This content is from: Portfolio

Are Investors Growing Weary of Hedge Funds?

Hedge fund launches are declining, while redemptions exceeded investment in July for the fourth month in five.

Investors appear to be fed up with hedge funds, at least for the time being.

For example, HFR Thursday reported that the number of launches of new hedge funds is on the decline. It counted 245 launches in the second quarter, down from 304 in the prior quarter. The June period marks the lowest quarterly launch total since the fourth quarter of 2010.

This news comes on the heels of our recent report that hedge fund investors redeemed an estimated $11.8 billion in July alone, making it the fourth month in a period of five that investors yanked out more money from hedge funds than they invested in them.

So what’s going on? Certainly recent weak performance among hedge funds amid an otherwise surging market has something to do with it.

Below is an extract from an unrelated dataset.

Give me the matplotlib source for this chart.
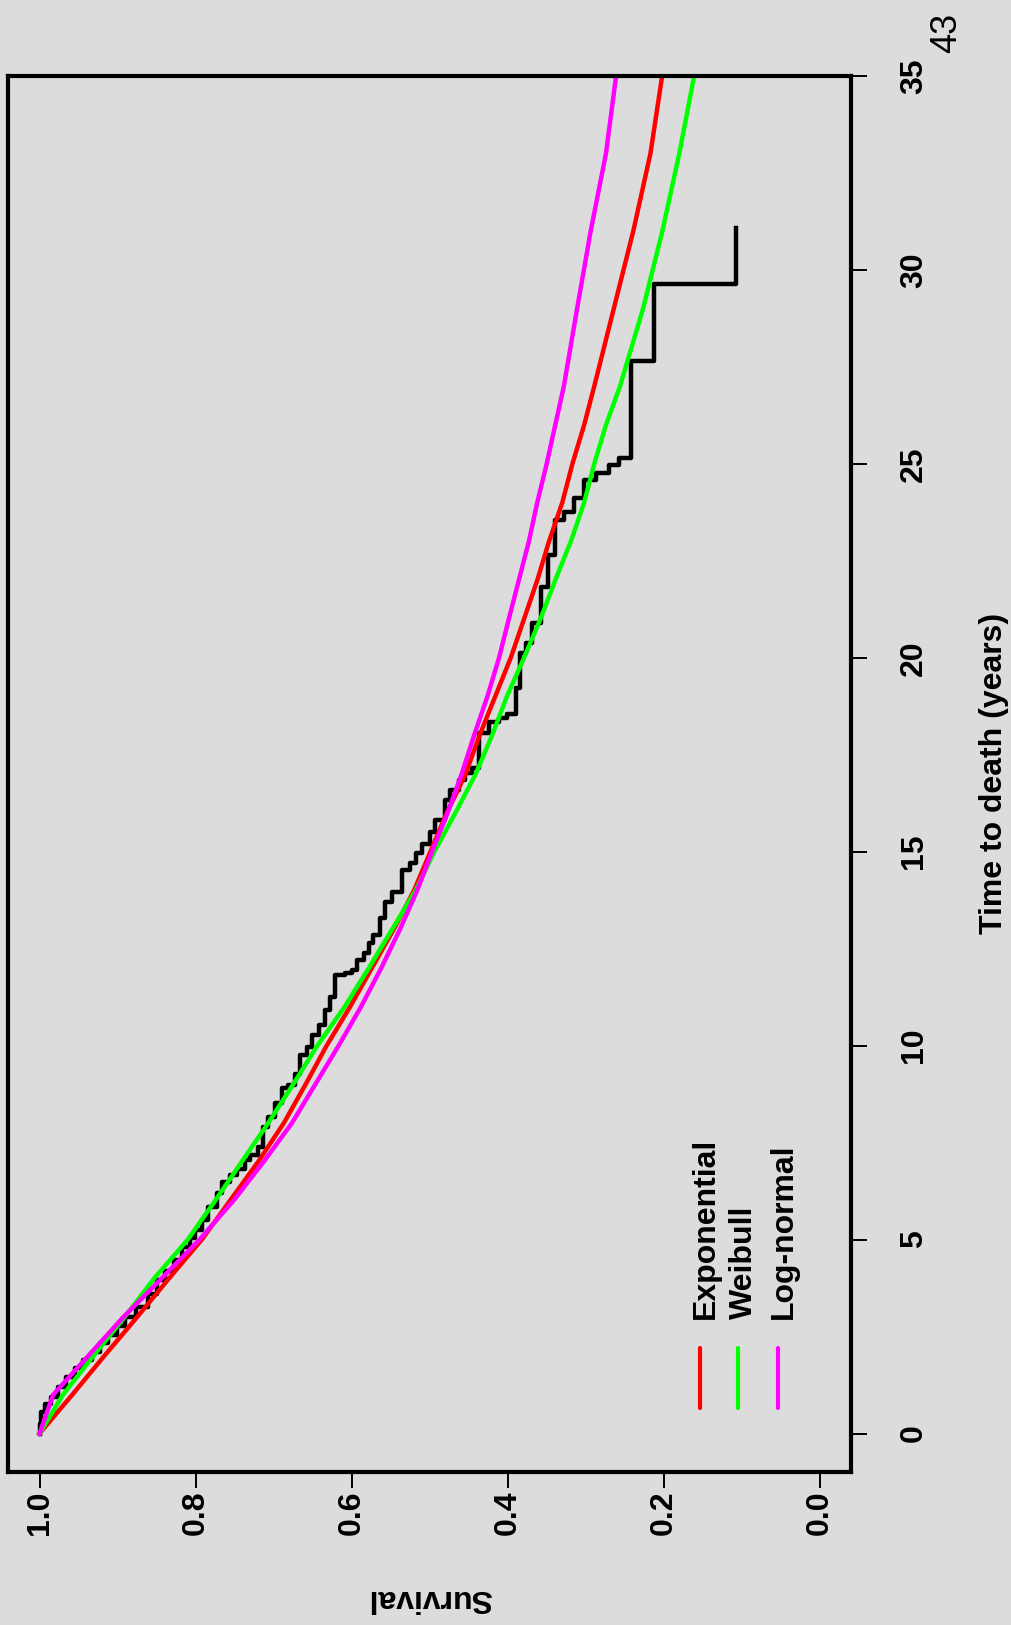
import matplotlib
matplotlib.use('Agg')
import matplotlib.pyplot as plt

plt.rcParams['font.family'] = ['Liberation Sans', 'DejaVu Sans']

# Kaplan-Meier estimate: event times (years) and survival just after each event
km_time = [0.25, 0.55, 0.75, 0.95, 1.20, 1.47, 1.70, 1.90, 2.10, 2.33, 2.55, 2.76,
           3.00, 3.27, 3.60, 3.96, 4.20, 4.47, 4.80, 5.03, 5.25, 5.50, 5.85, 6.19,
           6.49, 6.66, 6.83, 7.05, 7.18, 7.39, 7.91, 8.17, 8.51, 8.90, 8.98, 9.28,
           9.76, 9.97, 10.27, 10.53, 10.92, 11.26, 11.82, 11.88, 11.95, 12.21, 12.38,
           12.64, 12.85, 13.28, 13.71, 13.97, 14.53, 14.70, 14.96, 15.21, 15.52, 15.81,
           16.33, 16.60, 16.85, 17.02, 17.15, 18.05, 18.35, 18.44, 18.55, 19.21, 20.11,
           20.37, 20.90, 21.83, 22.64, 23.55, 23.76, 24.11, 24.58, 24.75, 24.96, 25.16,
           27.64, 29.63]
km_surv = [0.9975, 0.993, 0.985, 0.976, 0.966, 0.955, 0.944, 0.933, 0.922, 0.912, 0.901, 0.8905,
           0.876, 0.861, 0.850, 0.839, 0.828, 0.818, 0.807, 0.8007, 0.7921, 0.7836, 0.7729, 0.7665,
           0.7558, 0.7472, 0.7365, 0.7301, 0.7194, 0.7130, 0.7066, 0.6980, 0.6895, 0.6809, 0.6723, 0.6659,
           0.6574, 0.6510, 0.6424, 0.6338, 0.6273, 0.6209, 0.6081, 0.5996, 0.5932, 0.5846, 0.5780,
           0.5730, 0.5632, 0.5568, 0.5483, 0.5354, 0.5250, 0.5180, 0.5100, 0.4990, 0.4926, 0.4797,
           0.4733, 0.4627, 0.4541, 0.4455, 0.4370, 0.4241, 0.4113, 0.4006, 0.3891, 0.3847, 0.3762,
           0.3685, 0.3578, 0.3480, 0.3394, 0.3279, 0.3150, 0.3022, 0.2872, 0.2701, 0.2573, 0.2423,
           0.2123, 0.1075]
km_end = 31.07

# fitted parametric curves
fit_time = [0, 1, 2, 3, 4, 5, 6, 7, 8, 9, 10, 11, 12, 13, 14, 15, 16, 17, 18, 19, 20,
            21, 22, 23, 24, 25, 26, 27, 29, 31, 33, 35]
surv_exp = [1.0, 0.958, 0.917, 0.875, 0.834, 0.792, 0.756, 0.720, 0.687, 0.659, 0.632,
            0.602, 0.574, 0.546, 0.520, 0.499, 0.478, 0.454, 0.436, 0.416, 0.396,
            0.379, 0.362, 0.347, 0.330, 0.317, 0.302, 0.289, 0.264, 0.239, 0.217, 0.202]
surv_weib = [1.0, 0.970, 0.931, 0.891, 0.853, 0.810, 0.775, 0.741, 0.707, 0.675, 0.644,
             0.609, 0.578, 0.548, 0.518, 0.494, 0.467, 0.441, 0.420, 0.401, 0.379,
             0.358, 0.339, 0.319, 0.302, 0.289, 0.274, 0.256, 0.2265, 0.2017, 0.180, 0.161]
surv_lnorm = [1.0, 0.9825, 0.9376, 0.8927, 0.8435, 0.795, 0.7515, 0.713, 0.6766, 0.6466, 0.6166,
              0.588, 0.562, 0.538, 0.516, 0.497, 0.477, 0.459, 0.443, 0.426, 0.411,
              0.3985, 0.3857, 0.3728, 0.3621, 0.350, 0.339, 0.328, 0.311, 0.2936, 0.274, 0.261]

legend_names = ['Exponential', 'Weibull', 'Log-normal']
legend_colors = ['#ff0000', '#00ff00', '#ff00ff']
legend_x = [0.153, 0.1045, 0.0535]

surv_ticks = [1.0, 0.8, 0.6, 0.4, 0.2, 0.0]
time_ticks = [0, 5, 10, 15, 20, 25, 30, 35]

bg = '#dcdcdc'
fs = 23

fig = plt.figure(figsize=(10.12, 16.25), dpi=100, facecolor=bg)
ax = fig.add_axes([0.0082, 0.0942, 0.8327, 0.8591])
ax.set_facecolor(bg)

# the page is turned: survival runs across, time runs up
ax.step([1.0] + km_surv + [km_surv[-1]], [0] + km_time + [km_end], where='pre',
        color='black', lw=3.2)
ax.plot(surv_exp, fit_time, color='#ff0000', lw=3.2)
ax.plot(surv_weib, fit_time, color='#00ff00', lw=3.2)
ax.plot(surv_lnorm, fit_time, color='#ff00ff', lw=3.2)

# legend
for name, col, lx in zip(legend_names, legend_colors, legend_x):
    ax.plot([lx, lx], [0.67, 2.21], color=col, lw=3, solid_capstyle='round')
    ax.annotate(name, xy=(lx, 2.95), xytext=(4, 0), textcoords='offset points',
                rotation=90, ha='center', va='bottom', fontsize=fs, fontweight='bold')

ax.set_xlim(1.04, -0.04)
ax.set_ylim(-0.99, 35.0)

ax.set_xticks(surv_ticks)
ax.set_xticklabels(['%.1f' % v for v in surv_ticks], rotation=90, fontweight='bold')
ax.tick_params(axis='x', direction='out', length=11.5, width=1.4, pad=2, labelsize=fs)

ax.yaxis.tick_right()
ax.set_yticks(time_ticks)
ax.set_yticklabels([str(v) for v in time_ticks], rotation=90, va='center', fontweight='bold')
ax.tick_params(axis='y', direction='out', length=11.5, width=1.4, pad=23, labelsize=fs)

ax.yaxis.set_label_position('right')
ax.set_ylabel('Time to death (years)', rotation=90, fontsize=fs, fontweight='bold', labelpad=36)
ax.set_xlabel('Survival', rotation=180, fontsize=fs, fontweight='bold', labelpad=34)

for sp in ax.spines.values():
    sp.set_linewidth(3)

fig.text(0.9358, 0.9797, '43', rotation=90, fontsize=26, ha='center', va='center')

fig.savefig('out.png', dpi=100, facecolor=bg)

The average hedge fund lost more than 5 percent last year and is down 2.8 percent in the second quarter, according to HFR.

Meanwhile, investors in general have less of an appetite for risky investments.

HFR also attributes the decline in hedge fund launches to managers preparing for increased reporting requirements and a growing number of investors demanding that funds create institutional-like infrastructure.

HFR notes in a report that the capital-raising environment is especially tough for small- to mid-size funds.

But the recent trends of mostly monthly net redemptions and fewer new launches could change soon, for a few reasons.

For one thing, the market's overall surge this year, especially in the third quarter, could ease concerns and increase the risk tolerance among investors who like to chase performance.

The Federal Reserve’s Thursday announcement that it is instituting QE3 also helps, underscored by the stock market’s strong move upward in response.

And the JOBS Act, which will soon ease restrictions on hedge fund advertising, could also lead to more new launches and overall increases in net hedge fund flows.